When 2014 rolled around, they modified their barn yet again. Like the rest of their remodels, the Tuckers kept sustainability and efficiency in mind, preparing to milk up to 800 cows. Their new parlor is completely modernized with a fully rapid exit parallel barn, new identification system, hot water recovery, all LED lights, cross ventilation, and better insulation.
“I don’t believe in trying to do something just to feel good, we make sure each improvement is sustainable,” said Chuck. “We chose upgrades that increase efficiency.”
Even though the barn has been remodeled many times, a small piece of history remains; there is one room left of the original barn among all the upgrades and modernization.
Tucker Dairy is currently operated by Scott, Iven and Chuck. Iven and his wife Irene have three children: Scott, Jason and Kristi. Jason and Kristi both pursued other careers. Scott, his wife Candi, and their two kids Emily and Andrew are involved with the daily operation of the dairy.
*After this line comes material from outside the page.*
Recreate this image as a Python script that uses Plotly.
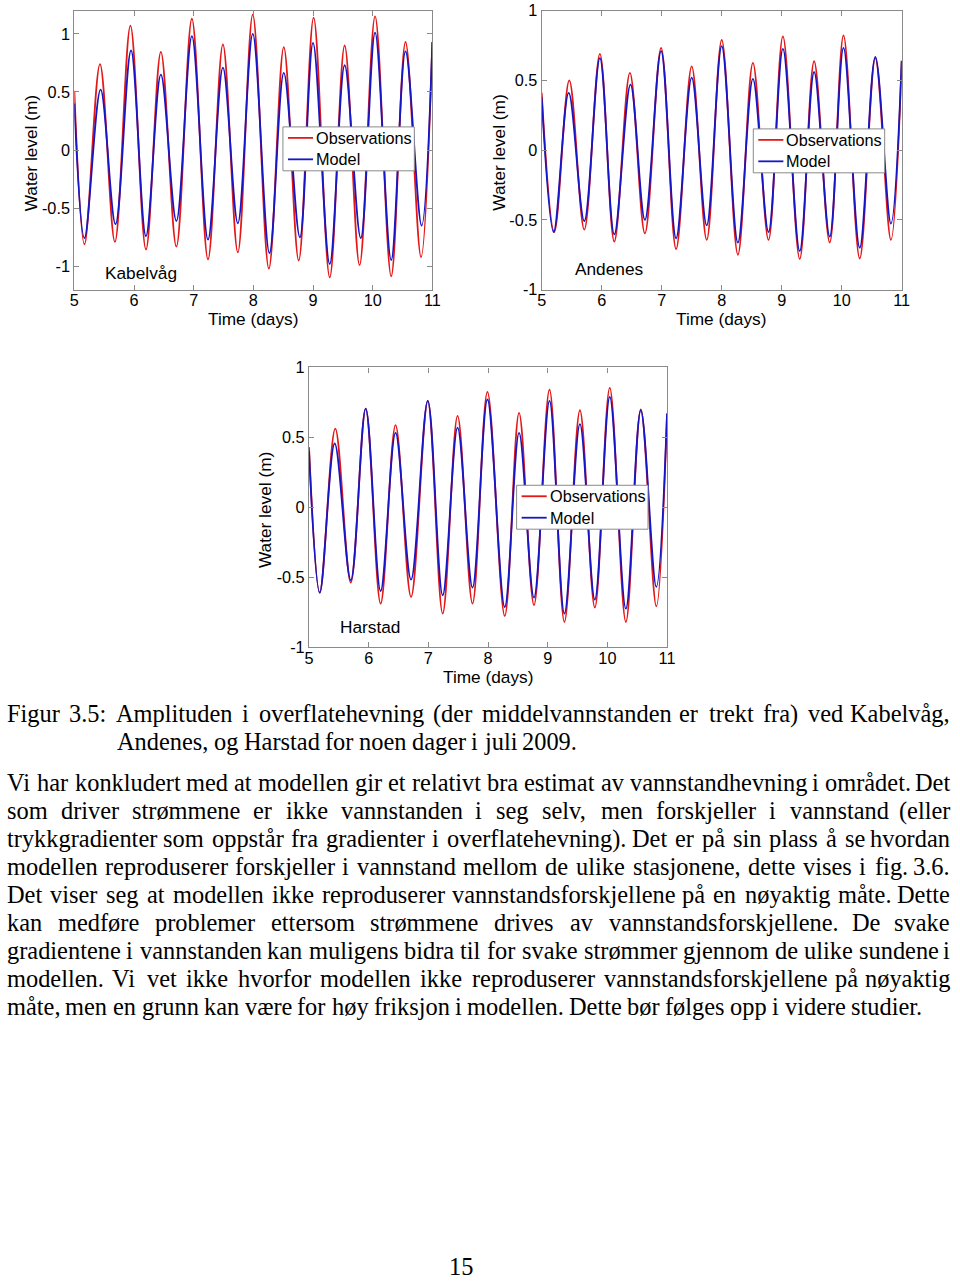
import plotly.graph_objects as go

# ---------------- data (extrema of the tidal curves) -------------
time_ticks = [5, 6, 7, 8, 9, 10, 11]
y_ticks = [-1, -0.5, 0, 0.5, 1]
y_tick_text = ["-1", "-0.5", "0", "0.5", "1"]

kab_obs_t = [5.00, 5.17, 5.43, 5.68, 5.94, 6.20, 6.45, 6.71, 6.97, 7.24, 7.49, 7.74, 7.99,
             8.26, 8.51, 8.76, 9.01, 9.28, 9.53, 9.78, 10.04, 10.31, 10.55, 10.81, 11.00]
kab_obs_v = [0.51, -0.81, 0.74, -0.79, 1.07, -0.855, 0.845, -0.83, 1.13, -0.94, 0.91, -0.88, 1.165,
             -1.02, 0.885, -0.95, 1.14, -1.095, 0.90, -0.99, 1.15, -1.085, 0.93, -0.92, 0.93]
kab_mod_t = [5.00, 5.17, 5.44, 5.69, 5.95, 6.20, 6.45, 6.71, 6.97, 7.24, 7.49, 7.74, 7.99,
             8.27, 8.51, 8.78, 9.00, 9.28, 9.53, 9.80, 10.04, 10.31, 10.55, 10.82, 11.00]
kab_mod_v = [0.40, -0.757, 0.52, -0.637, 0.857, -0.74, 0.65, -0.61, 0.98, -0.77, 0.71, -0.63, 1.00,
             -0.885, 0.665, -0.75, 0.923, -0.98, 0.73, -0.757, 1.01, -0.946, 0.85, -0.65, 0.93]

and_obs_t = [5.00, 5.21, 5.46, 5.71, 5.97, 6.21, 6.47, 6.72, 6.99, 7.24, 7.50, 7.75, 8.00,
             8.27, 8.52, 8.78, 9.02, 9.30, 9.54, 9.80, 10.03, 10.30, 10.56, 10.82, 11.00]
and_obs_v = [0.41, -0.587, 0.50, -0.57, 0.69, -0.656, 0.554, -0.597, 0.733, -0.71, 0.60, -0.644, 0.79,
             -0.75, 0.625, -0.644, 0.815, -0.78, 0.637, -0.663, 0.823, -0.777, 0.66, -0.644, 0.64]
and_mod_t = [5.00, 5.20, 5.45, 5.71, 5.97, 6.21, 6.48, 6.72, 6.99, 7.24, 7.50, 7.75, 8.00,
             8.27, 8.52, 8.78, 9.02, 9.30, 9.54, 9.80, 10.03, 10.30, 10.56, 10.82, 11.00]
and_mod_v = [0.38, -0.587, 0.41, -0.508, 0.66, -0.604, 0.47, -0.50, 0.71, -0.632, 0.52, -0.54, 0.745,
             -0.663, 0.51, -0.587, 0.725, -0.723, 0.56, -0.62, 0.733, -0.70, 0.668, -0.527, 0.64]

har_obs_t = [5.00, 5.18, 5.44, 5.70, 5.95, 6.20, 6.45, 6.71, 6.99, 7.24, 7.49, 7.74, 7.99,
             8.28, 8.52, 8.77, 9.03, 9.28, 9.54, 9.79, 10.04, 10.31, 10.56, 10.82, 11.00]
har_obs_v = [0.43, -0.611, 0.563, -0.539, 0.706, -0.69, 0.587, -0.642, 0.761, -0.761, 0.654, -0.69, 0.826,
             -0.778, 0.675, -0.70, 0.842, -0.821, 0.694, -0.718, 0.854, -0.821, 0.70, -0.709, 0.67]
har_mod_t = [5.00, 5.18, 5.43, 5.70, 5.95, 6.20, 6.45, 6.71, 6.99, 7.24, 7.49, 7.74, 7.99,
             8.28, 8.52, 8.77, 9.03, 9.28, 9.54, 9.79, 10.04, 10.31, 10.56, 10.82, 11.00]
har_mod_v = [0.40, -0.611, 0.456, -0.523, 0.706, -0.60, 0.532, -0.518, 0.761, -0.63, 0.57, -0.575, 0.771,
             -0.714, 0.532, -0.647, 0.761, -0.761, 0.594, -0.661, 0.79, -0.726, 0.694, -0.57, 0.67]

series_names = ["Observations", "Model"]

caption_lines = [
    "Figur 3.5: Amplituden i overflatehevning (der middelvannstanden er trekt fra) ved Kabelvåg,",
    "Andenes, og Harstad for noen dager i juli 2009.",
]
body_lines = [
    "Vi har konkludert med at modellen gir et relativt bra estimat av vannstandhevning i området. Det",
    "som driver strømmene er ikke vannstanden i seg selv, men forskjeller i vannstand (eller",
    "trykkgradienter som oppstår fra gradienter i overflatehevning). Det er på sin plass å se hvordan",
    "modellen reproduserer forskjeller i vannstand mellom de ulike stasjonene, dette vises i fig. 3.6.",
    "Det viser seg at modellen ikke reproduserer vannstandsforskjellene på en nøyaktig måte. Dette",
    "kan medføre problemer ettersom strømmene drives av vannstandsforskjellene. De svake",
    "gradientene i vannstanden kan muligens bidra til for svake strømmer gjennom de ulike sundene i",
    "modellen. Vi vet ikke hvorfor modellen ikke reproduserer vannstandsforskjellene på nøyaktig",
    "måte, men en grunn kan være for høy friksjon i modellen. Dette bør følges opp i videre studier.",
]
page_number = "15"

# ---------------- layout helpers ----------------
W, H = 960, 1288
# the page is shown with an 8 px body margin and the photo is fitted back to 960 x 1288,
# so picture coordinates are converted to figure coordinates here.
SX, SY = (W + 16) / W, (H + 16) / H
RED = "rgb(228,22,22)"
BLUE = "rgb(22,22,196)"
AXC = "#8a8a8a"
SANS = "Liberation Sans, Arial, sans-serif"
SERIF = "Liberation Serif, Times New Roman, serif"


def tx(x):
    return x * SX - 8


def ty(y):
    return y * SY - 8


def px(x):
    return tx(x) / W


def py(y):
    return 1 - ty(y) / H


F_TICK = 16 * SX
F_TITLE = 17 * SX

panels = [
    # name, obs_t, obs_v, mod_t, mod_v, box(l, t, r, b), yrange, legend box (l, t), label pos, ytitle x, xtitle y
    ("Kabelvåg", kab_obs_t, kab_obs_v, kab_mod_t, kab_mod_v, (77, 9.5, 434, 289), [-1.2, 1.2],
     (285, 126), (107, 272), 34, 318),
    ("Andenes", and_obs_t, and_obs_v, and_mod_t, and_mod_v, (543, 9.5, 902, 289), [-1, 1],
     (754, 128), (575, 268), 501, 318),
    ("Harstad", har_obs_t, har_obs_v, har_mod_t, har_mod_v, (311, 367, 668, 647), [-1, 1],
     (518, 485), (341, 627), 267, 677),
]
LEG_W, LEG_H = 131, 44

fig = go.Figure()
layout = dict(width=W, height=H, margin=dict(l=0, r=0, t=0, b=0),
              paper_bgcolor="white", plot_bgcolor="white", showlegend=False)
annotations = []
shapes = []

for i, (name, ot, ov, mt, mv, box, yr, lgpos, lab, ytx, xty) in enumerate(panels):
    k = "" if i == 0 else str(i + 1)
    for t, v, col, sname in ((ot, ov, RED, series_names[0]), (mt, mv, BLUE, series_names[1])):
        fig.add_trace(go.Scatter(x=t, y=v, mode="lines", name=sname,
                                 line=dict(color=col, width=1.8, shape="spline", smoothing=1.0),
                                 xaxis="x" + k, yaxis="y" + k, showlegend=False))
    l, t_, r, b = box
    common = dict(showline=True, linecolor=AXC, linewidth=1.2, mirror="ticks", ticks="inside",
                  ticklen=5, tickcolor=AXC, tickwidth=1, showgrid=False, zeroline=False,
                  tickfont=dict(family=SANS, size=F_TICK, color="black"), fixedrange=True)
    layout["xaxis" + k] = dict(domain=[px(l), px(r)], range=[5, 11], tickvals=time_ticks,
                               ticktext=[str(v) for v in time_ticks], anchor="y" + k,
                               ticklabelstandoff=-4, **common)
    layout["yaxis" + k] = dict(domain=[py(b), py(t_)], range=yr, tickvals=y_ticks,
                               ticktext=y_tick_text, anchor="x" + k, **common)
    # legend box drawn in paper space
    gl, gt = lgpos
    shapes.append(dict(type="rect", xref="paper", yref="paper", x0=px(gl), x1=px(gl + LEG_W),
                       y0=py(gt + LEG_H), y1=py(gt), line=dict(color=AXC, width=1),
                       fillcolor="white", layer="above"))
    for row, (col, sname) in enumerate(((RED, series_names[0]), (BLUE, series_names[1]))):
        yc = gt + 11 + 21.5 * row
        shapes.append(dict(type="line", xref="paper", yref="paper", x0=px(gl + 5), x1=px(gl + 30),
                           y0=py(yc), y1=py(yc), line=dict(color=col, width=1.8), layer="above"))
        annotations.append(dict(text=sname, x=px(gl + 32), y=py(yc), xref="paper", yref="paper",
                                xanchor="left", yanchor="middle", showarrow=False, borderpad=0,
                                font=dict(family=SANS, size=F_TICK, color="black")))
    annotations.append(dict(text=name, x=px(lab[0]), y=py(lab[1]), xref="paper", yref="paper",
                            xanchor="left", yanchor="middle", showarrow=False, borderpad=0,
                            font=dict(family=SANS, size=F_TITLE, color="black")))
    annotations.append(dict(text="Water level (m)", x=px(ytx), y=py((t_ + b) / 2 + 3), xref="paper",
                            yref="paper", xanchor="center", yanchor="middle", textangle=-90,
                            showarrow=False, font=dict(family=SANS, size=F_TITLE, color="black")))
    annotations.append(dict(text="Time (days)", x=px((l + r) / 2), y=py(xty), xref="paper",
                            yref="paper", xanchor="center", yanchor="middle", showarrow=False,
                            font=dict(family=SANS, size=F_TITLE, color="black")))

# ---------------- justified body text (Times metrics) ----------------
TW = {' ': 250, '(': 333, ')': 333, ',': 250, '-': 333, '.': 250, ':': 278,
      'A': 722, 'B': 667, 'C': 667, 'D': 722, 'E': 611, 'F': 556, 'G': 722, 'H': 722, 'I': 333,
      'J': 389, 'K': 722, 'L': 611, 'M': 889, 'N': 722, 'O': 722, 'P': 556, 'Q': 722, 'R': 667,
      'S': 556, 'T': 611, 'U': 722, 'V': 722, 'W': 944, 'X': 722, 'Y': 722, 'Z': 611,
      'a': 444, 'b': 500, 'c': 444, 'd': 500, 'e': 444, 'f': 333, 'g': 500, 'h': 500, 'i': 278,
      'j': 278, 'k': 500, 'l': 278, 'm': 778, 'n': 500, 'o': 500, 'p': 500, 'q': 500, 'r': 333,
      's': 389, 't': 278, 'u': 500, 'v': 500, 'w': 722, 'x': 500, 'y': 500, 'z': 444,
      'å': 444, 'ø': 500, 'æ': 667}
FS = 24.4  # figure px
TEXT_L, TEXT_R = 8.5, 951  # visible text column in the picture


def wwidth(w):
    return sum(TW.get(c, 500) for c in w) / 1000 * FS


def place_line(text, left, right, yc, justify):
    words = text.split(" ")
    widths = [wwidth(w) for w in words]
    lf, rf = tx(left), tx(right)
    if justify and len(words) > 1:
        gap = (rf - lf - sum(widths)) / (len(words) - 1)
    else:
        gap = TW[' '] / 1000 * FS
    x = lf
    for j, (w, ww) in enumerate(zip(words, widths)):
        last = justify and j == len(words) - 1
        annotations.append(dict(text=w, x=(rf if last else x) / W, y=py(yc), xref="paper",
                                yref="paper", xanchor="right" if last else "left",
                                yanchor="middle", showarrow=False, borderpad=0,
                                font=dict(family=SERIF, size=FS, color="black")))
        x += ww + gap


place_line(caption_lines[0], TEXT_L, TEXT_R, 714, True)
place_line(caption_lines[1], 119, TEXT_R, 742, False)
for n, line in enumerate(body_lines):
    place_line(line, TEXT_L, TEXT_R, 783 + 28 * n, n < len(body_lines) - 1)

annotations.append(dict(text=page_number, x=px(463), y=py(1268), xref="paper", yref="paper",
                        xanchor="center", yanchor="middle", showarrow=False,
                        font=dict(family=SERIF, size=FS, color="black")))

layout["annotations"] = annotations
layout["shapes"] = shapes
fig.update_layout(**layout)
fig.write_html("out.html")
Family cooperation has always been and will continue to be a vital part of Tucker Dairy.
Though the Tuckers have been conducting dairy tours since the 1960’s, Candi recently decided to start doing more tours. She realized there was a huge gap in what kids today know about agriculture when the other students in her children’s classes were asking them about farming. So rather than explaining it to them one by one, the Tuckers give the students the opportunity to see how farmers actually interact with their animals.
“Kids these days do not really understand the process it takes to get milk from the farm to the table,” said Candi. “We want to give the kids in our area the opportunity to see how farmers actually interact with their animals.”
Candi hopes that if kids can see what dairy farming is like first-handed, it will help them to love dairy foods even more. It will also help them understand how they get their dairy products.
“It gives kids a connection to the animals and to the industry,” explains Chuck. “Right now, they have no connection.”
Scott and Candi are excited to pass the farm down to their kids. Due to the family’s history of sustainability efforts, the latest Tuckers will have the opportunity to become fifth generation farmers and take their family’s legacy of dairy farming into the future.